Krishna Kalyan
Krishna Kalyan

Reputation: 1702

Minimising a function using scipy.optimize

enter image description here

I need to minimise the above function using scipy.

My Input Data

np.random.seed(1234)
m = 500    #500
n = 100    #100
A = np.asmatrix(np.random.randint(low=-10,high=1,size=(n,m)))     
b = np.asmatrix(np.random.randint(low=500,high=1000,size=(m,1)))  
c = np.asmatrix(np.random.randint(low=0.1,high=2,size=(n,1)))
x = np.asmatrix(np.random.randint(low=1,high=10,size=(n,1)))

function

My Function and Gradient:

def func(x, A, b, c):
    fx = np.dot(c.T, x) - np.sum(np.log10((b - np.dot(A.T, x))))
    return fx

def grad(x, A, b, c):
    gradient = A * (1.0/(b - A.transpose()*x)) + c
    return gradient

This is what i have tried to run

scipy.optimize.fmin_cg(func(x + t*grad(x, A, b, c),A, b, c), x, args=(A,b,c,x))

Upvotes: 0

Views: 373

Answers (1)

ali_m
ali_m

Reputation: 74172

I'm not sure what you're trying to do with

func(x + t*grad(x, A, b, c), A, b, c)

What is t?

At any rate, your call to fmin_cg is incorrect - the signature of fmin_cg is

fmin_cg(f, x0, fprime=None, args=(), ...)

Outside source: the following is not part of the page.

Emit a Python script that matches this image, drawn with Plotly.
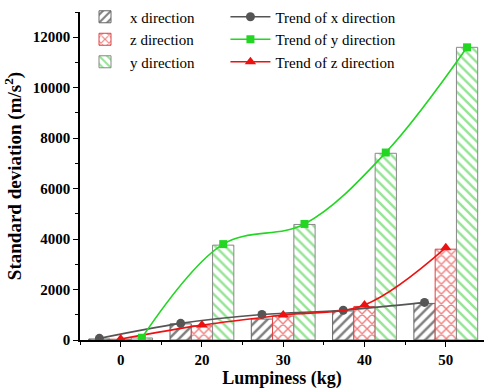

The first argument needs to be your objective function, func, the second needs to be your initial guess at x, the third (optional) argument is your gradient function, grad, and the fourth is the set of additional arguments to f and fprime (excluding x).

The call should look like:

scipy.optimize.fmin_cg(func, x, fprime=grad, args=(A, b, c))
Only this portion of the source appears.